A man on TikTok is blowing up after sharing how a simple Solidcore vlog spiraled into a full-on mess—one that ended with him fighting with his best friend.
Anthony Festa (@anthonyrfesta), who lives in Connecticut, posted a new video walking people through the lore behind the Solidcore drama that’s been ricocheting around the internet. He says he wanted to lay out “the fallout” from his video and how it went from a quick post to a whole situation.
For anyone who missed the original clip, Festa recapped it in his follow-up. What started as an innocent video for his nearly 62,000 followers somehow turned into a feud he definitely didn’t expect. The explainer has since pulled in more than 2.1 million views.
Festa says he showed up to a 6am class, only to find the instructor nowhere to be seen. So he says he figured he’d vlog a bit.
“I thought it would be good content,” he says. He adds that he posted the video once class wrapped. The instructor eventually showed up halfway through.
After he left, Festa says the teacher started blowing up his social media, urging him to take down the clip.
“Mind you, this is Thanksgiving weekend Sunday,” he says. “I’m not answering anybody.”
His Friend Gets Involved
He says he ignored the messages—until his best friend, who knows the instructor through Solidcore, called and repeated the same plea.
Festa says his friend told him the instructor was worried she’d lose her job and pushed him to delete the video.

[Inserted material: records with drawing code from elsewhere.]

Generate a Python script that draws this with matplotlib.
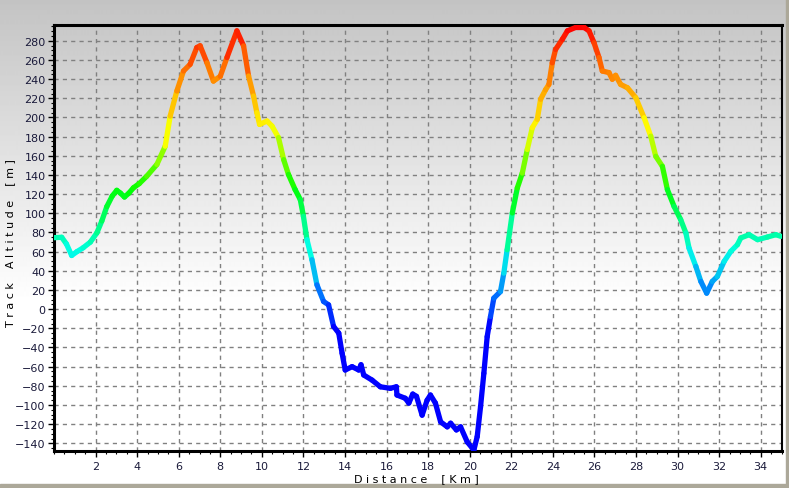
import numpy as np
import matplotlib
matplotlib.use("Agg")
import matplotlib.pyplot as plt
from matplotlib.collections import LineCollection
from matplotlib.colors import LinearSegmentedColormap, Normalize
from matplotlib.ticker import MultipleLocator

# profil : distance (km) / altitude (m)
distance_km = [0.0, 0.37, 0.6, 0.85, 1.1, 1.4, 1.75, 2.06, 2.3, 2.54, 2.8, 3.02, 3.2, 3.39,
               3.6, 3.82, 4.1, 4.46, 4.95, 5.35, 5.59, 5.91, 6.23, 6.55, 6.87, 7.03, 7.36,
               7.67, 8.0, 8.32, 8.8, 9.12, 9.36, 9.6, 9.76, 9.89, 10.25, 10.49, 10.8, 11.05,
               11.28, 11.6, 11.85, 12.0, 12.17, 12.41, 12.65, 12.97, 13.21, 13.45, 13.7,
               13.86, 14.01, 14.34, 14.66, 14.77, 14.9, 15.3, 15.7, 16.18, 16.47, 16.5,
               16.9, 17.07, 17.26, 17.44, 17.71, 17.95, 18.11, 18.35, 18.6, 18.92, 19.08,
               19.36, 19.56, 19.88, 20.2, 20.36, 20.52, 20.68, 20.84, 21.0, 21.16, 21.48,
               21.64, 21.8, 22.05, 22.29, 22.53, 22.77, 23.01, 23.25, 23.41, 23.65, 23.81,
               23.97, 24.13, 24.46, 24.7, 25.1, 25.5, 25.74, 25.98, 26.22, 26.38, 26.7,
               26.86, 27.02, 27.26, 27.59, 27.99, 28.39, 28.71, 28.95, 29.27, 29.51, 29.83,
               30.15, 30.4, 30.55, 30.88, 31.12, 31.4, 31.67, 31.91, 32.24, 32.56, 32.88,
               33.04, 33.44, 33.85, 34.33, 34.73, 34.97]
altitude_m = [74.6, 75, 68, 56, 60, 64, 70, 79.5, 92, 107, 118, 124, 121, 117,
              121, 126.6, 131, 138.7, 151, 170, 201.5, 227.6, 248.5, 255.5, 273, 274.8, 257,
              238, 243, 262.5, 290.4, 274.7, 243.3, 222.4, 205, 192.8, 196.3, 191, 179, 156,
              140.5, 124.8, 114.3, 96.9, 72.5, 51.6, 25.4, 8, 4.5, -18, -25,
              -46, -63.5, -60, -63.5, -58, -68.7, -74, -81, -82.6, -81, -89.6,
              -93, -98, -88.6, -91, -110.6, -95, -89.6, -98, -117.6, -122.8, -119,
              -126, -122.8, -138.5, -147, -133, -102, -67, -28.7, -7.7, 11.5, 18.4,
              37.6, 62, 100.4, 126.5, 142, 166.6, 189.3, 198, 219, 229, 234.5,
              257, 271, 281.7, 290.4, 294, 294, 290.4, 278, 262.5, 248.5, 246.8,
              239.9, 244, 234.5, 231, 220.6, 199.7, 180.5, 159.5, 149, 124.8, 107.3,
              93.4, 79.5, 63.8, 44.6, 28.9, 16.7, 28.9, 34, 49.8, 60.3, 67.3,
              74.3, 77.7, 72.5, 75.3, 77.7, 76]

x_ticks = list(range(2, 35, 2))
y_ticks = list(range(-140, 281, 20))

W, H = 789, 489
fig = plt.figure(figsize=(W / 100, H / 100), dpi=100)

# fond en degrade gris -> blanc
bg = fig.add_axes([0, 0, 1, 1], zorder=-10)
rows = np.linspace(0, 1, H)
shade = np.clip(0.765 + (1 - 0.765) * rows / 0.62, 0, 1)
bg.imshow(np.repeat(shade[:, None], 2, axis=1), cmap="gray", vmin=0, vmax=1,
          aspect="auto", extent=[0, 1, 0, 1], origin="upper")
bg.axis("off")
# bordure beige en bas / a droite
fig.patches.append(plt.Rectangle((0, 0), 1, 4 / H, transform=fig.transFigure,
                                 color="#aca899", zorder=-5))
fig.patches.append(plt.Rectangle((1 - 3 / W, 0), 3 / W, 1, transform=fig.transFigure,
                                 color="#aca899", zorder=-5))

ax = fig.add_axes([54 / W, 1 - 452 / H, (781.5 - 54) / W, (452 - 26) / H])
ax.set_facecolor("none")

cmap = LinearSegmentedColormap.from_list(
    "alt", [(0.0, "#0000ff"), (0.29, "#0000ff"), (0.37, "#0070ff"), (0.47, "#00ffe8"),
            (0.62, "#00ff00"), (0.76, "#ffff00"), (0.88, "#ff8c00"), (1.0, "#ff0000")])
norm = Normalize(-150, 295)

pts = np.column_stack([distance_km, altitude_m]).reshape(-1, 1, 2)
segs = np.concatenate([pts[:-1], pts[1:]], axis=1)
mid = 0.5 * (np.array(altitude_m[:-1]) + np.array(altitude_m[1:]))
lc = LineCollection(segs, cmap=cmap, norm=norm, linewidths=3.8, capstyle="round",
                    joinstyle="round", zorder=3)
lc.set_array(mid)
ax.add_collection(lc)

ax.set_xlim(0, 35)
ax.set_ylim(-148, 296.5)
ax.set_xticks(x_ticks)
ax.set_yticks(y_ticks)
ax.xaxis.set_minor_locator(MultipleLocator(0.5))
ax.yaxis.set_minor_locator(MultipleLocator(5))
ax.grid(True, which="major", color="#808080", linestyle=(0, (3, 3)), linewidth=1)
ax.set_axisbelow(True)

txt = "#1a1a3a"
ax.tick_params(which="both", direction="out", colors="black", labelcolor=txt, labelsize=8)
ax.tick_params(which="major", length=4, width=1, pad=3)
ax.tick_params(axis="y", which="major", pad=2)
ax.tick_params(which="minor", length=2.5, width=0.8)

for side in ["top", "left", "bottom"]:
    ax.spines[side].set_linewidth(2.2)
ax.spines["right"].set_linewidth(1.5)

ax.set_xlabel("D i s t a n c e    [ K m ]", fontsize=8, color="black")
ax.xaxis.set_label_coords((416 - 54) / (781.5 - 54), -(474 - 452) / (452 - 26))
ax.set_ylabel("T r a c k    A l t i t u d e    [ m ]", fontsize=8, color="black")
ax.yaxis.set_label_coords(-(54 - 15) / (781.5 - 54), (452 - 243) / (452 - 26))

fig.savefig("out.png", dpi=100)
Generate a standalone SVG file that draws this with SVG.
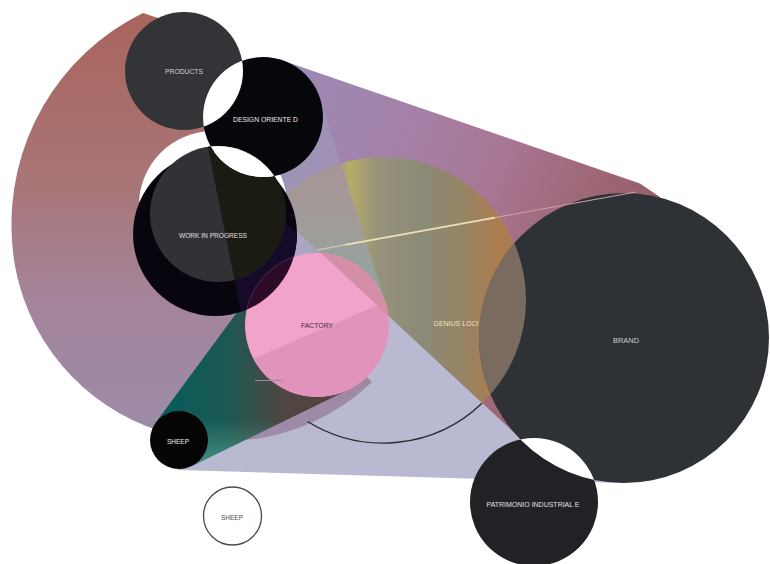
<svg xmlns="http://www.w3.org/2000/svg" width="770" height="564" viewBox="0 0 770 564">
<defs>
<style>
.lbl{font-family:"Liberation Sans",Arial,sans-serif;font-size:8px;text-anchor:middle;}
.lt{fill:#e0e0e0}
</style>
<linearGradient id="gBig" gradientUnits="userSpaceOnUse" x1="0" y1="15" x2="0" y2="430">
<stop offset="0" stop-color="#a9645d"/><stop offset="0.4" stop-color="#a87576"/><stop offset="0.7" stop-color="#a4859b"/><stop offset="1" stop-color="#9d8ba9"/>
</linearGradient>
<linearGradient id="gDB" gradientUnits="userSpaceOnUse" x1="290" y1="90" x2="640" y2="240">
<stop offset="0" stop-color="#9c8bb5"/><stop offset="0.35" stop-color="#a57fa6"/><stop offset="0.6" stop-color="#a87592"/><stop offset="0.85" stop-color="#9c6672"/><stop offset="1" stop-color="#93606a"/>
</linearGradient>
<linearGradient id="gTeal" gradientUnits="userSpaceOnUse" x1="175" y1="0" x2="285" y2="0">
<stop offset="0" stop-color="#0b5b59"/><stop offset="0.45" stop-color="#1b5954"/><stop offset="1" stop-color="#504541"/>
</linearGradient>
<linearGradient id="gTealLow" gradientUnits="userSpaceOnUse" x1="0" y1="472" x2="0" y2="420">
<stop offset="0" stop-color="#52a08c" stop-opacity="0.9"/><stop offset="1" stop-color="#52a08c" stop-opacity="0"/>
</linearGradient>
<linearGradient id="gGen" gradientUnits="userSpaceOnUse" x1="340" y1="0" x2="526" y2="0">
<stop offset="0" stop-color="#a59a86"/><stop offset="0.05" stop-color="#b6ac68"/><stop offset="0.2" stop-color="#97927a"/><stop offset="0.45" stop-color="#8b8a77"/><stop offset="0.65" stop-color="#968466"/><stop offset="0.85" stop-color="#ac7d4f"/><stop offset="1" stop-color="#a47a5c"/>
</linearGradient>
<linearGradient id="gGenDF" gradientUnits="userSpaceOnUse" x1="0" y1="160" x2="0" y2="295">
<stop offset="0" stop-color="#a89496"/><stop offset="0.5" stop-color="#a09c9a"/><stop offset="1" stop-color="#90a69e"/>
</linearGradient>
<linearGradient id="gDFb" gradientUnits="userSpaceOnUse" x1="295" y1="0" x2="385" y2="0">
<stop offset="0" stop-color="#aca6c2"/><stop offset="1" stop-color="#96a6a8"/>
</linearGradient>
<clipPath id="cpDB"><polygon points="282.5,60.4 640,183.4 660,197 624,338 522,440 222,161 263,117"/></clipPath>
<clipPath id="cpDF"><polygon points="204.2,128.8 320.1,98.7 385.6,303 246.4,339.2"/></clipPath>
<clipPath id="cpBelow"><polygon points="-214,-237 890,778.5 -214,778.5"/></clipPath>
<clipPath id="cpSB"><polygon points="155,427 160,398.6 560,227 624,338 621,483 178,470"/></clipPath>
<clipPath id="cpTeal"><polygon points="155.6,422.8 259,282.3 317,325 348.5,389.7 191.7,466.1 179,440"/></clipPath>
<clipPath id="cpBlack"><circle cx="215" cy="234" r="82"/></clipPath>
<clipPath id="cpGrey"><circle cx="218" cy="214" r="68"/></clipPath>
<clipPath id="cpProducts"><circle cx="184" cy="71" r="59"/></clipPath>
<clipPath id="cpBrand"><circle cx="624" cy="338" r="145"/></clipPath>
</defs>
<rect width="770" height="564" fill="#ffffff"/>

<g id="connectors">
<polygon id="cone-sheep-brand" points="155,427 160,398.6 560,227 624,338 621,483 178,470" fill="#b9b9d2"/>
<polygon id="cone-design-factory" points="204.2,128.8 320.1,98.7 385.6,303 246.4,339.2" fill="url(#gDFb)"/>
<path id="cone-products" d="M143,13 L200,32 L205,120 L215,200 L280,290 L330,340 L372,382 A213,213 0 0 1 12,240 A235,235 0 0 1 143,13 Z" fill="url(#gBig)"/>
<polygon id="cone-design-brand" points="282.5,60.4 640,183.4 660,197 624,338 522,440 222,161 263,117" fill="url(#gDB)"/>
<g clip-path="url(#cpDB)"><polygon points="204.2,128.8 320.1,98.7 385.6,303 246.4,339.2" fill="#9cb0c0" fill-opacity="0.3"/></g>
<polygon id="cone-sheep-factory" points="155.6,422.8 259,282.3 317,325 348.5,389.7 191.7,466.1 179,440" fill="url(#gTeal)"/>
<g clip-path="url(#cpTeal)"><rect x="140" y="380" width="240" height="100" fill="url(#gTealLow)"/></g>
</g>

<g id="node-genius-loci">
<g clip-path="url(#cpDB)"><circle cx="383" cy="300" r="143" fill="url(#gGen)"/>
<g clip-path="url(#cpDF)"><circle cx="383" cy="300" r="143" fill="url(#gGenDF)"/></g></g>
<path d="M307.5,421.5 A143,143 0 0 0 482,403.2" fill="none" stroke="#2a2a30" stroke-width="1.4"/>
</g>

<g id="node-work-in-progress">
<circle cx="213" cy="205" r="74" fill="#ffffff"/>
<circle cx="215" cy="234" r="82" fill="#08050e"/>
<g clip-path="url(#cpBlack)"><g clip-path="url(#cpDF)"><g clip-path="url(#cpBelow)"><rect x="130" y="140" width="180" height="190" fill="#150a28"/></g></g></g>
<circle cx="218" cy="214" r="68" fill="#303236"/>
<g clip-path="url(#cpGrey)"><g clip-path="url(#cpDF)"><rect x="140" y="140" width="160" height="150" fill="#1b1b14"/></g></g>
<text class="lbl lt" x="213" y="237.5" textLength="68" lengthAdjust="spacingAndGlyphs">WORK IN PROGRESS</text>
</g>

<g id="node-products">
<circle cx="184" cy="71" r="59" fill="#323438"/>
<text class="lbl" fill="#d2d2d2" x="184" y="74" textLength="38" lengthAdjust="spacingAndGlyphs">PRODUCTS</text>
</g>

<g id="node-design-oriented">
<circle cx="263" cy="117" r="60" fill="#06070a"/>
<circle cx="263" cy="117" r="60" fill="#ffffff" clip-path="url(#cpProducts)"/>
<circle cx="263" cy="117" r="60" fill="#ffffff" clip-path="url(#cpBlack)"/>
<circle cx="263" cy="117" r="60" fill="#ffffff" clip-path="url(#cpGrey)"/>
<text class="lbl" fill="#ececec" x="265.5" y="122" textLength="65" lengthAdjust="spacingAndGlyphs">DESIGN ORIENTE D</text>
</g>

<g id="node-factory">
<circle cx="317" cy="325" r="72" fill="#f2a3ca"/>
<circle cx="317" cy="325" r="72" fill="#e293bc" clip-path="url(#cpSB)"/>
<circle cx="317" cy="325" r="72" fill="#d58ea8" clip-path="url(#cpDB)"/>
<circle cx="317" cy="325" r="72" fill="#2c0a28" clip-path="url(#cpBlack)"/>
<text class="lbl" fill="#3a2a3a" x="317" y="328" textLength="32" lengthAdjust="spacingAndGlyphs">FACTORY</text>
</g>

<g id="node-brand">
<circle cx="624" cy="338" r="145" fill="#2e3135"/>
<circle cx="383" cy="300" r="143" fill="#a8907a" fill-opacity="0.62" clip-path="url(#cpBrand)"/>
<text class="lbl" fill="#d0d0d0" x="626" y="343" textLength="26" lengthAdjust="spacingAndGlyphs">BRAND</text>
</g>

<g id="node-patrimonio-industriale">
<circle cx="534" cy="502" r="64" fill="#202226"/>
<circle cx="534" cy="502" r="64" fill="#ffffff" clip-path="url(#cpBrand)"/>
<text class="lbl lt" x="533" y="507" textLength="93" lengthAdjust="spacingAndGlyphs">PATRIMONIO INDUSTRIAL E</text>
</g>

<g id="node-sheep">
<circle cx="179" cy="440" r="29" fill="#050505"/>
<text class="lbl" fill="#f0f0f0" x="178" y="444" textLength="22" lengthAdjust="spacingAndGlyphs">SHEEP</text>
</g>

<g id="node-sheep-2">
<circle cx="232.5" cy="516" r="29" fill="#ffffff" stroke="#4a4a4a" stroke-width="1.3"/>
<text class="lbl" fill="#4a4a4a" x="232" y="519.5" textLength="22" lengthAdjust="spacingAndGlyphs">SHEEP</text>
</g>

<g id="connector-lines">
<line x1="317" y1="250" x2="345" y2="244.9" stroke="#d8d4c0" stroke-opacity="0.75" stroke-width="1.3"/>
<line x1="345" y1="244.9" x2="495" y2="217.6" stroke="#ece2b8" stroke-width="1.9"/>
<line x1="495" y1="217.6" x2="636" y2="192" stroke="#caa2a4" stroke-width="1.2"/>
<line x1="255" y1="380.5" x2="283" y2="380.5" stroke="#9a8e92" stroke-width="1"/>
</g>
<g id="label-genius"><text class="lbl" fill="#f0e2c0" x="456" y="326" textLength="45" lengthAdjust="spacingAndGlyphs">GENIUS LOCI</text></g>
</svg>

“‘It’s going to be a whole thing. You need to take this video down,’” Festa recalls being told.
He says he hung up, stunned that Solidcore staffers were now looping in his friends.
“’Since when are you Solidcore’s PR?’” he says he asked. The back-and-forth caused what he calls “a big rift in my friendship.”
He says the regional manager then called him twice and left a voicemail—which he ignored, too. The next day, after taking another class, he confronted one of the instructors who had reached out to his friend, telling her it wasn’t appropriate to drag them into drama about a video he posted. Festa says he was already irritated because the excuse was that he wasn’t answering the instructors directly.
“I’m the client. I’m paying to come here,” Festa says.
Festa says he eventually told Wynn to make sure her coaches stopped contacting his friends about his TikTok content. He adds that the “Solidcore girls have no boundaries” and jokes that “that’s definitely not happening at Equinox.”
By the end, he says he’d talked to the regional manager’s boss but still walked away with “a bad taste in his mouth.” He also insists there’s “no issue” with his initial video and that it’s “allowed to be up.”
“What really happened is someone didn’t show up to their job on time, I vlog … and these girls tried to cover their a—- and thought somehow I would take the fall,” he says.
Can A Business Force Me To Take Down A TikTok?
Short answer: Sometimes, but not just because they are annoyed. A business needs a real legal hook to make you remove a video from your own account. That usually means a copyright claim, a privacy issue, or something that crosses into defamation. What they cannot do is order you around without some enforceable right behind it.
Things change if you work for the company. As some workers claim they’ve found out the hard way, employers can set rules for how you use social media while you are on the clock or on company devices.
For everyone else, the rules shift. Filming inside a business or capturing customers who didn’t agree to be on camera can prompt a cease-and-desist or a formal takedown, especially if people are identifiable. Using a company’s logos, branded material, or music you don’t have rights to can get you in trouble. And if your video is inaccurate in a way that actually harms the business’s reputation, they can escalate it into something more serious.
You still have rights in all of this. A company can’t lift your video, your face, or your voice for its own marketing without your sign-off. And you can challenge them if they do.
That said, if a business doesn’t like your video and wants to take action, they’ll likely start with either flagging you on TikTok or reaching out directly. What happens next can depend on how far the company is willing to go. And as Festa showed, you can ignore the noise, try to resolve it—or, in more serious cases, bring in legal backup.
@anthonyrfesta The fallout from my solidcore video..@[solidcore] #solidcore
Viewers Side With Solidcore Customer
Many people who watched Festa’s video came down firmly on his side, echoing his point that the Solidcore staff seemed unprofessional for repeatedly trying to contact him and rope in his friends.
“It’s crazy bc solid core is not cheap- you’re paying for a high end class and this is how they treat you??” one viewer questioned.
“Don’t let big solidcore bully you,” another urged.
“Wow you’ve been to 1000+ classes and this is how you’re treated,” a third remarked. “You need to be compensated.”
“I feel like they should now get in trouble for harassing a client?” a fourth commenter suggested.
Others applauded Festa for showing up to another Solidcore class right after his run-in with the instructors.
“You going to solidcore the next day after being in a full blown feud with them is incredible,” one person noted.
“I am holleringgggg you taking a solidcore class in the middle of this is so funny,” another chimed in.
“The fact you went the next day,” a third wrote, followed by a skull emoji.
Festa responded to those reactions with a simple explanation: “I get my moneys worth.”
BroBible has reached out to Festa via TikTok direct message and to Solidcore through email.